### To be done
Below are records that hold pictures; write out only the lines from their start through the line with "const zn = [16.5, 25, 37, 39, 40];", exactly, and drop the pictures.

Charts and diagrams as code:
+ + + +

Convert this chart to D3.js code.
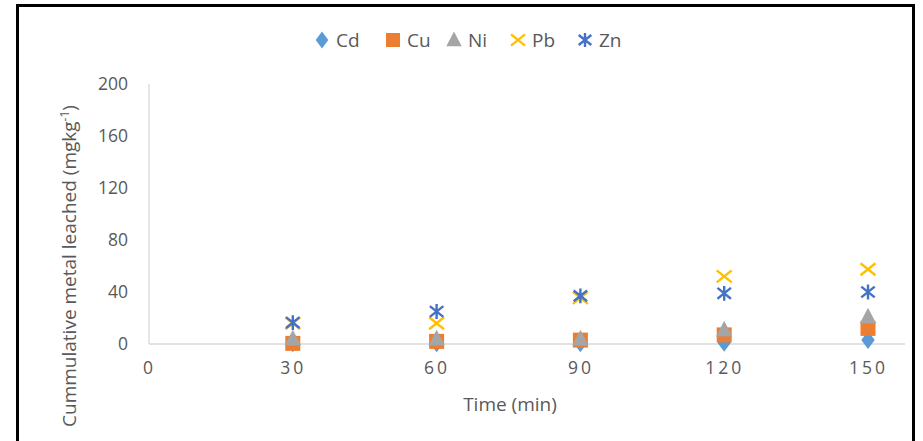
<!DOCTYPE html>
<html>
<head>
<meta charset="utf-8">
<script src="https://cdn.jsdelivr.net/npm/d3@7"></script>
<style>
  html, body { margin: 0; padding: 0; background: #fff; }
  svg { display: block; }
  text { font-family: "Open Sans", "DejaVu Sans", sans-serif; }
</style>
</head>
<body>
<svg id="chart" width="923" height="441"></svg>
<script>
// Leaching time points (min)
const times = [30, 60, 90, 120, 150];
// Cumulative metal leached (mg/kg) for each metal
const cd = [0.5, 0.5, 0.5, 1, 3];
const cu = [0.5, 2, 3, 7, 12];
const ni = [4, 4, 4, 11, 21];
const pb = [16, 16, 35.5, 52, 57.5];
const zn = [16.5, 25, 37, 39, 40];

const seriesNames = ["Cd", "Cu", "Ni", "Pb", "Zn"];
const seriesValues = [cd, cu, ni, pb, zn];
const seriesColors = ["#5B9BD5", "#ED7D31", "#A5A5A5", "#FFC000", "#4472C4"];
const xTicks = [0, 30, 60, 90, 120, 150];
const yTicks = [0, 40, 80, 120, 160, 200];

const svg = d3.select("#chart");

// Outer frame
svg.append("rect")
  .attr("x", 17.5).attr("y", 5.5)
  .attr("width", 896).attr("height", 450)
  .attr("fill", "#fff").attr("stroke", "#000").attr("stroke-width", 3);

const x = d3.scaleLinear().domain([0, 150]).range([149, 868]);
const y = d3.scaleLinear().domain([0, 200]).range([344, 84]);

// Axis lines
svg.append("line")
  .attr("x1", x(0)).attr("x2", 905)
  .attr("y1", y(0)).attr("y2", y(0))
  .attr("stroke", "#d9d9d9").attr("stroke-width", 1.3);
svg.append("line")
  .attr("x1", x(0)).attr("x2", x(0))
  .attr("y1", y(200)).attr("y2", y(0))
  .attr("stroke", "#d9d9d9").attr("stroke-width", 1.3);

// Y tick labels
const yAxis = d3.axisLeft(y).tickValues(yTicks).tickSize(0).tickPadding(0);
const gy = svg.append("g").attr("transform", "translate(128,0)").call(yAxis);
gy.select(".domain").remove();
gy.selectAll("text")
  .attr("fill", "#595959").attr("font-size", 17.5)
  .style("font-family", "'Open Sans', 'DejaVu Sans', sans-serif");

// X tick labels
const xAxis = d3.axisBottom(x).tickValues(xTicks).tickSize(0).tickPadding(0);
const gx = svg.append("g").attr("transform", "translate(0,362)").call(xAxis);
gx.select(".domain").remove();
gx.selectAll("text")
  .attr("fill", "#595959").attr("font-size", 17.5)
  .attr("letter-spacing", 3)
  .style("font-family", "'Open Sans', 'DejaVu Sans', sans-serif");

// Axis titles
svg.append("text")
  .attr("x", 510).attr("y", 411)
  .attr("text-anchor", "middle")
  .attr("fill", "#595959").attr("font-size", 19)
  .text("Time (min)");

const yTitle = svg.append("text")
  .attr("transform", "translate(76,266) rotate(-90)")
  .attr("text-anchor", "middle")
  .attr("fill", "#595959").attr("font-size", 19);
yTitle.append("tspan").text("Cummulative metal leached (mgkg");
yTitle.append("tspan").attr("font-size", 12).attr("dy", -7).text("-1");
yTitle.append("tspan").attr("dy", 7).text(")");

// Marker shapes
function drawMarker(g, i, cx, cy, s) {
  const c = seriesColors[i];
  if (i === 0) {
    g.append("path")
      .attr("d", `M${cx},${cy - s * 0.6}L${cx + s * 0.45},${cy}L${cx},${cy + s * 0.6}L${cx - s * 0.45},${cy}Z`)
      .attr("fill", c);
  } else if (i === 1) {
    g.append("rect")
      .attr("x", cx - s / 2).attr("y", cy - s / 2)
      .attr("width", s).attr("height", s).attr("fill", c);
  } else if (i === 2) {
    g.append("path")
      .attr("d", `M${cx},${cy - s * 0.6}L${cx + s * 0.55},${cy + s * 0.45}L${cx - s * 0.55},${cy + s * 0.45}Z`)
      .attr("fill", c);
  } else if (i === 3) {
    const h = s * 0.5;
    g.append("path")
      .attr("d", `M${cx - h},${cy - h * 0.8}L${cx + h},${cy + h * 0.8}M${cx + h},${cy - h * 0.8}L${cx - h},${cy + h * 0.8}`)
      .attr("stroke", c).attr("stroke-width", 2.4).attr("fill", "none");
  } else {
    const h = s * 0.45;
    g.append("path")
      .attr("d", `M${cx - h},${cy - h * 0.8}L${cx + h},${cy + h * 0.8}M${cx + h},${cy - h * 0.8}L${cx - h},${cy + h * 0.8}M${cx},${cy - h * 1.1}L${cx},${cy + h * 1.1}`)
      .attr("stroke", c).attr("stroke-width", 2.4).attr("fill", "none");
  }
}

// Data points
seriesValues.forEach((vals, i) => {
  const g = svg.append("g").attr("class", "series-" + seriesNames[i]);
  vals.forEach((v, j) => drawMarker(g, i, x(times[j]), y(v), 15));
});

// Legend
const legendX = [322, 393, 454, 518, 585];
seriesNames.forEach((name, i) => {
  const g = svg.append("g");
  drawMarker(g, i, legendX[i], 40, 14);
  g.append("text")
    .attr("x", legendX[i] + 14).attr("y", 46.5)
    .attr("fill", "#595959").attr("font-size", 19)
    .text(name);
});
</script>
</body>
</html>
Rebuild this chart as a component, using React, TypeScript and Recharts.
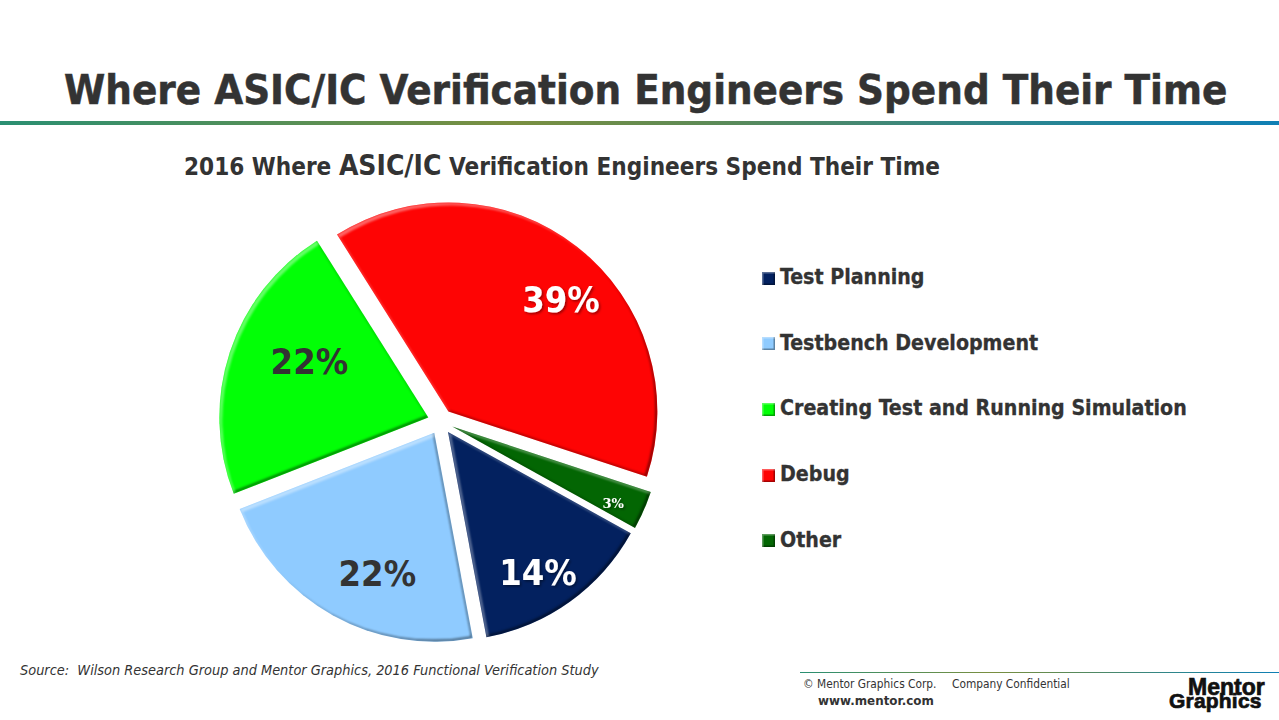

+ + + +

### Response below
Convert this chart to D3.js code.
<!DOCTYPE html>
<html>
<head>
<meta charset="utf-8">
<script src="https://cdn.jsdelivr.net/npm/d3@7"></script>
<style>
  html, body { margin: 0; padding: 0; background: #fff; }
  svg { display: block; }
  text { font-family: "Open Sans", "DejaVu Sans", sans-serif; }
</style>
</head>
<body>
<svg id="chart" width="923" height="441"></svg>
<script>
// Leaching time points (min)
const times = [30, 60, 90, 120, 150];
// Cumulative metal leached (mg/kg) for each metal
const cd = [0.5, 0.5, 0.5, 1, 3];
const cu = [0.5, 2, 3, 7, 12];
const ni = [4, 4, 4, 11, 21];
const pb = [16, 16, 35.5, 52, 57.5];
const zn = [16.5, 25, 37, 39, 40];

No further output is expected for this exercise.